GIVEN DATA ::
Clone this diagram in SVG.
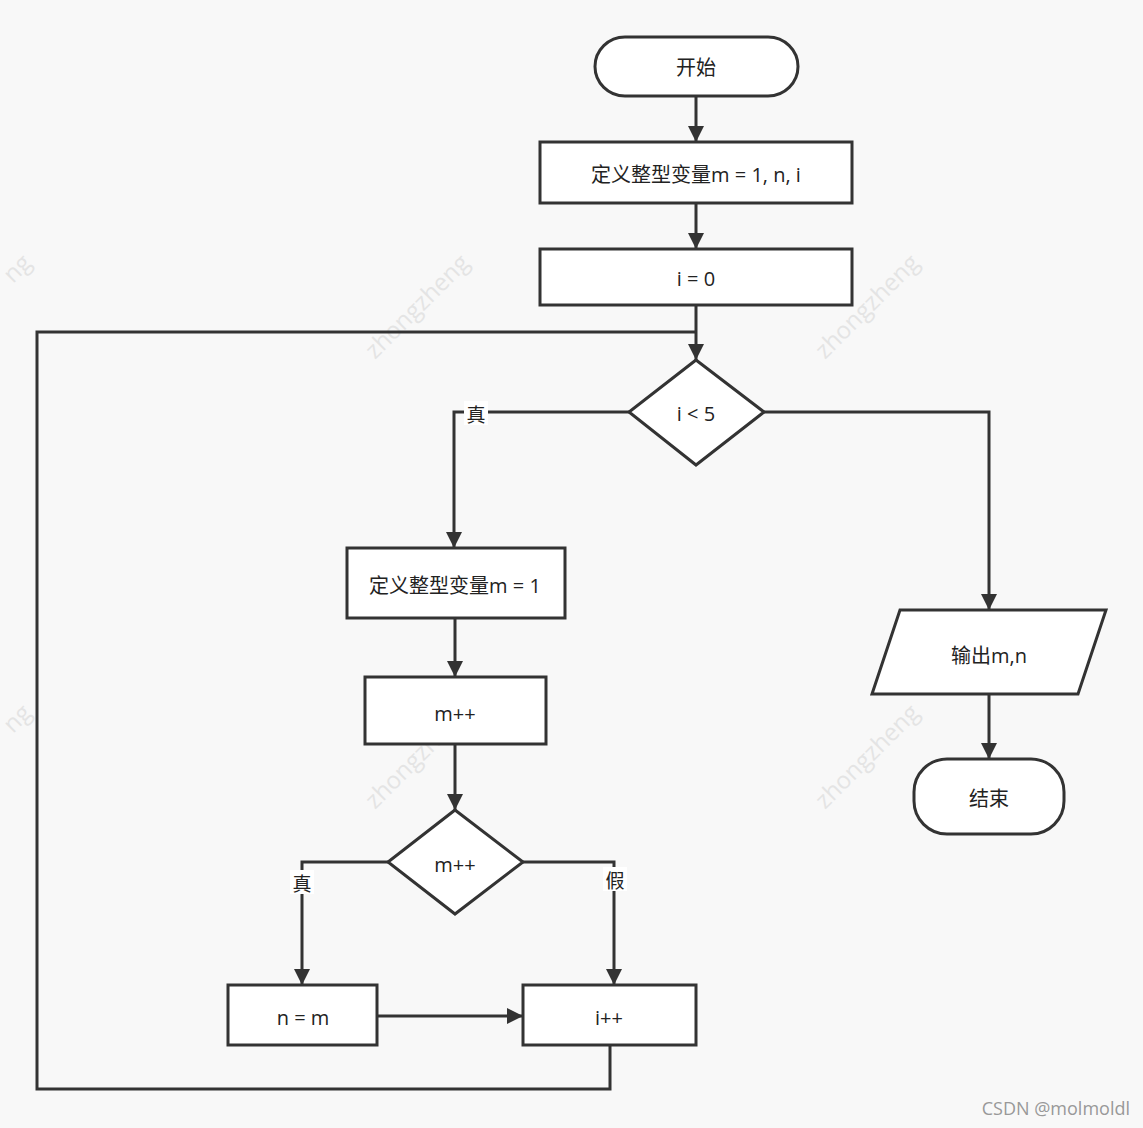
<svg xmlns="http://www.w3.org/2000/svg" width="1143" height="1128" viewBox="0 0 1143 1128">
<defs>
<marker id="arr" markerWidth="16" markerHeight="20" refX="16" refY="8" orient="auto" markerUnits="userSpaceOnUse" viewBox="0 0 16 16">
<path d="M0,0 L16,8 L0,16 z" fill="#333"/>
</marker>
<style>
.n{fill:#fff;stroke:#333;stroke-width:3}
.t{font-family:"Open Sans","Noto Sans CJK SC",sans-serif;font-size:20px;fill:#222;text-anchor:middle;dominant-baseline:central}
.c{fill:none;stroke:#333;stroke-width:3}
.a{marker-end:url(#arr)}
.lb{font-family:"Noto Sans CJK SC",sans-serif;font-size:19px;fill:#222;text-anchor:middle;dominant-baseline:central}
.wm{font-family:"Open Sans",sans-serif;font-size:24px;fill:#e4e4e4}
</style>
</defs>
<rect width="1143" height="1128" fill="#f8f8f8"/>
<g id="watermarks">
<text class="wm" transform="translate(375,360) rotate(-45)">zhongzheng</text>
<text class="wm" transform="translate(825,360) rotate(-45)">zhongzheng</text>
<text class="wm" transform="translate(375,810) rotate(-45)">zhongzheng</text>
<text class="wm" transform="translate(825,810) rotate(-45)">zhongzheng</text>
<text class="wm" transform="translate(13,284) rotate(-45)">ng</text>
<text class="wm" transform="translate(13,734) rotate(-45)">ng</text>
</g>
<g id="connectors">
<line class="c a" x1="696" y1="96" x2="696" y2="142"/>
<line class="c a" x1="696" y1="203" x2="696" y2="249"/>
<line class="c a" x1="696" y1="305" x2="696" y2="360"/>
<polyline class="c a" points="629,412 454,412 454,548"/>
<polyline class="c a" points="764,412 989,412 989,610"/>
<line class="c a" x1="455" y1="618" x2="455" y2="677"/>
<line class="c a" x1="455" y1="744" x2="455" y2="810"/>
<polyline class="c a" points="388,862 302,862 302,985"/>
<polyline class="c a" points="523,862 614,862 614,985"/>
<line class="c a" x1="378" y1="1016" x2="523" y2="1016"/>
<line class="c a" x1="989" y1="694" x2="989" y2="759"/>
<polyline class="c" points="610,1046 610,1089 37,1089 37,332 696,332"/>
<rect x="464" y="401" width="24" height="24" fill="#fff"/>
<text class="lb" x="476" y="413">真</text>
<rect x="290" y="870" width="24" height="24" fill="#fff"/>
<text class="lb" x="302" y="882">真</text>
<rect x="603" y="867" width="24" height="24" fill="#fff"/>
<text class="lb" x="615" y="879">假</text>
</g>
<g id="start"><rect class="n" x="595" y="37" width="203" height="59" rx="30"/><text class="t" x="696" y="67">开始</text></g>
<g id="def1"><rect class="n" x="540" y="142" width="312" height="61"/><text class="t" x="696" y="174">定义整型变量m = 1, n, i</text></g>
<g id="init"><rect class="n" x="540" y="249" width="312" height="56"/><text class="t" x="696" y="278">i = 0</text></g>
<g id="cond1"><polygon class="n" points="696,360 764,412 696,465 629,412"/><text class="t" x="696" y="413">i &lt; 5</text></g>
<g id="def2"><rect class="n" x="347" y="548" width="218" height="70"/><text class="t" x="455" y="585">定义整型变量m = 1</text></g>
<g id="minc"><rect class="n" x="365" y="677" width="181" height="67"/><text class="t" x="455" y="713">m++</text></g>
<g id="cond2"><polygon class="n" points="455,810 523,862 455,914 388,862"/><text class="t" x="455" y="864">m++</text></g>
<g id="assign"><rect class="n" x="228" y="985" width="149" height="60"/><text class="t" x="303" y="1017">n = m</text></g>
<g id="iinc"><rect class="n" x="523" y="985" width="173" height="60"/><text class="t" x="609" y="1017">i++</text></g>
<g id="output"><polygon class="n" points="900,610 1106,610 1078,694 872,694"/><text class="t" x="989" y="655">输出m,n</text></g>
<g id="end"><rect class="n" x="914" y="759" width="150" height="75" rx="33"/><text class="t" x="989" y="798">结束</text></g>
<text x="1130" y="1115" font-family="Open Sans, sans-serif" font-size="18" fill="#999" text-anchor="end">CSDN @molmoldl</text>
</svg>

==

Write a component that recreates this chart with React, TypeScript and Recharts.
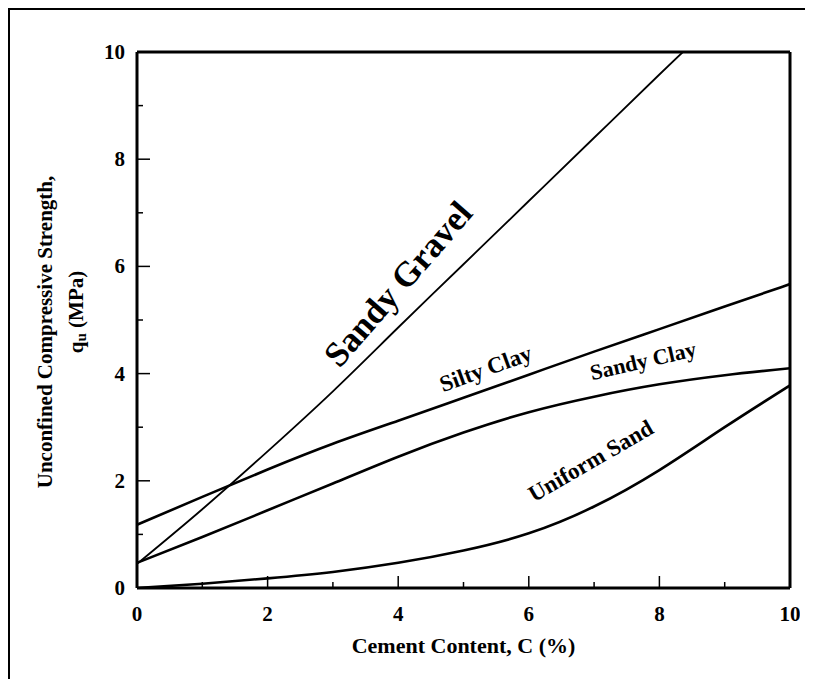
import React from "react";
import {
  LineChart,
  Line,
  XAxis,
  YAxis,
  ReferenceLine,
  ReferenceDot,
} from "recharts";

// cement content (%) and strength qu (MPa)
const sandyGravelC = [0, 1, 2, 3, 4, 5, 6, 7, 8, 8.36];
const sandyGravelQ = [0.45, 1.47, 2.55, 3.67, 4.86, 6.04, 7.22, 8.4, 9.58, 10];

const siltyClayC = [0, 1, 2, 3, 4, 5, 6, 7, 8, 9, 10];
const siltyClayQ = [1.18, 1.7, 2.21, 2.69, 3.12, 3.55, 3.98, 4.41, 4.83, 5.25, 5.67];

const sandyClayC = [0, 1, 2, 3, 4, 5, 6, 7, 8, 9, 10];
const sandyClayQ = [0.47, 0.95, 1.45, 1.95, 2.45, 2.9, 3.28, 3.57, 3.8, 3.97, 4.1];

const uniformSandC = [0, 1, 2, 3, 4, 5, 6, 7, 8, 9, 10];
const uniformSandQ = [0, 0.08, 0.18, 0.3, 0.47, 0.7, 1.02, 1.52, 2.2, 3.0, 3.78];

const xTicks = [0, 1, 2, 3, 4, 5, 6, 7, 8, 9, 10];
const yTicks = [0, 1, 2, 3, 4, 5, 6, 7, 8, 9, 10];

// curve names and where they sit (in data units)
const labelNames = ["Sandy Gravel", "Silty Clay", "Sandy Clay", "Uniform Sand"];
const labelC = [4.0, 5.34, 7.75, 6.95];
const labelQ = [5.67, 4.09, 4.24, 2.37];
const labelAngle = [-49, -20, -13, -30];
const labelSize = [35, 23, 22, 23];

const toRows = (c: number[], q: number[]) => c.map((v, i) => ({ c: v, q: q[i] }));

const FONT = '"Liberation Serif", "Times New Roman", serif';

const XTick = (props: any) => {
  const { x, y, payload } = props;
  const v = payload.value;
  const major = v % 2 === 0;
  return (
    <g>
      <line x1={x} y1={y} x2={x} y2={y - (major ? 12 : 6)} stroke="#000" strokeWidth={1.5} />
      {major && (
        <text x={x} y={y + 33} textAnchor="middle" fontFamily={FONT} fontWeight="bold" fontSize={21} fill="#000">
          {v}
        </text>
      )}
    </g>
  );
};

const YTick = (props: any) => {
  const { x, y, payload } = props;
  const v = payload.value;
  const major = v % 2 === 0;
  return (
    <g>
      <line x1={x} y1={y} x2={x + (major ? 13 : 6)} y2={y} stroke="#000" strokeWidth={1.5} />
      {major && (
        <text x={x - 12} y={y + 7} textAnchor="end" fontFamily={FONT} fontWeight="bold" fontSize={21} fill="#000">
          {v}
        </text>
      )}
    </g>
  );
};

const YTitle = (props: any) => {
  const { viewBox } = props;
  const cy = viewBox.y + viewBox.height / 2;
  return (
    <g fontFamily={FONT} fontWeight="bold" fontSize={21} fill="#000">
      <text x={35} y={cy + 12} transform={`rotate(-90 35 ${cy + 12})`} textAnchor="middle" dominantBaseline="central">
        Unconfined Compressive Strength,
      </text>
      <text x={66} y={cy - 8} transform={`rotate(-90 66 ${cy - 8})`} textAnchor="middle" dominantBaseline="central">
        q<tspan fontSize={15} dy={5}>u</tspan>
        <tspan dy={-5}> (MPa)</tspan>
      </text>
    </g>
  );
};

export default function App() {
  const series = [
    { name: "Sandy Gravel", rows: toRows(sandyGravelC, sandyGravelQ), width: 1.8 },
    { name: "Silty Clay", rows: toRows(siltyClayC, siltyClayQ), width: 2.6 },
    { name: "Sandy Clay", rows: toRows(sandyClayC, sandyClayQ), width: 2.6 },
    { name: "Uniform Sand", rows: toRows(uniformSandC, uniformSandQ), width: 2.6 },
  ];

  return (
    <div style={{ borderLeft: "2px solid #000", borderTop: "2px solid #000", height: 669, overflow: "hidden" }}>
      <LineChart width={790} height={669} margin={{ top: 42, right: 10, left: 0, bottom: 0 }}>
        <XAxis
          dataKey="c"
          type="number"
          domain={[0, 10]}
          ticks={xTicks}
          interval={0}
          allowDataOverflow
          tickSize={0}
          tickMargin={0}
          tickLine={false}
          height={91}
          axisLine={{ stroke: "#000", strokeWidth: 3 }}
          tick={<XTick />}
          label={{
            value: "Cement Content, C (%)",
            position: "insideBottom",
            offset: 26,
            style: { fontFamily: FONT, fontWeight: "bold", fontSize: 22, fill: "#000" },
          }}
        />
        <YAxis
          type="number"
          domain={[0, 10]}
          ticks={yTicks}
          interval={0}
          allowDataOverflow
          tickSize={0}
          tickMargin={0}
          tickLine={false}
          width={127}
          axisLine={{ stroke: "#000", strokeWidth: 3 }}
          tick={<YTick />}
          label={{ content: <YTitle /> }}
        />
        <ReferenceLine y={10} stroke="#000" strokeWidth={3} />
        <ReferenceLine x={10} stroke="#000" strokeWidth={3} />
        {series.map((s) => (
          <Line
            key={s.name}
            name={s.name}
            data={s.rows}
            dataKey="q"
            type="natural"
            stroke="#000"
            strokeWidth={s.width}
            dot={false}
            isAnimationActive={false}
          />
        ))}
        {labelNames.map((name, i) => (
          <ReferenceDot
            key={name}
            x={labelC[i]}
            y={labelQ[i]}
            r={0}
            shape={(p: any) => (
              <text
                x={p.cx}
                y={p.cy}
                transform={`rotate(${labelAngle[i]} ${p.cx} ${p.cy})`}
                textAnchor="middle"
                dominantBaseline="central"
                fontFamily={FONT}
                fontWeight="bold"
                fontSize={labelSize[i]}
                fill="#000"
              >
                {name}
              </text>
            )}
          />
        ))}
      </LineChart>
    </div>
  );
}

WHAT THE EXERCISE ASKS :: Reproduce exactly, and only, the lines from the one containing "Write a component" through the one containing "const labelSize = [35, 23, 22, 23];", including both; leave out any pictures.

TASK RESULT ::
Write a component that recreates this chart with React, TypeScript and Recharts.
import React from "react";
import {
  LineChart,
  Line,
  XAxis,
  YAxis,
  ReferenceLine,
  ReferenceDot,
} from "recharts";

// cement content (%) and strength qu (MPa)
const sandyGravelC = [0, 1, 2, 3, 4, 5, 6, 7, 8, 8.36];
const sandyGravelQ = [0.45, 1.47, 2.55, 3.67, 4.86, 6.04, 7.22, 8.4, 9.58, 10];

const siltyClayC = [0, 1, 2, 3, 4, 5, 6, 7, 8, 9, 10];
const siltyClayQ = [1.18, 1.7, 2.21, 2.69, 3.12, 3.55, 3.98, 4.41, 4.83, 5.25, 5.67];

const sandyClayC = [0, 1, 2, 3, 4, 5, 6, 7, 8, 9, 10];
const sandyClayQ = [0.47, 0.95, 1.45, 1.95, 2.45, 2.9, 3.28, 3.57, 3.8, 3.97, 4.1];

const uniformSandC = [0, 1, 2, 3, 4, 5, 6, 7, 8, 9, 10];
const uniformSandQ = [0, 0.08, 0.18, 0.3, 0.47, 0.7, 1.02, 1.52, 2.2, 3.0, 3.78];

const xTicks = [0, 1, 2, 3, 4, 5, 6, 7, 8, 9, 10];
const yTicks = [0, 1, 2, 3, 4, 5, 6, 7, 8, 9, 10];

// curve names and where they sit (in data units)
const labelNames = ["Sandy Gravel", "Silty Clay", "Sandy Clay", "Uniform Sand"];
const labelC = [4.0, 5.34, 7.75, 6.95];
const labelQ = [5.67, 4.09, 4.24, 2.37];
const labelAngle = [-49, -20, -13, -30];
const labelSize = [35, 23, 22, 23];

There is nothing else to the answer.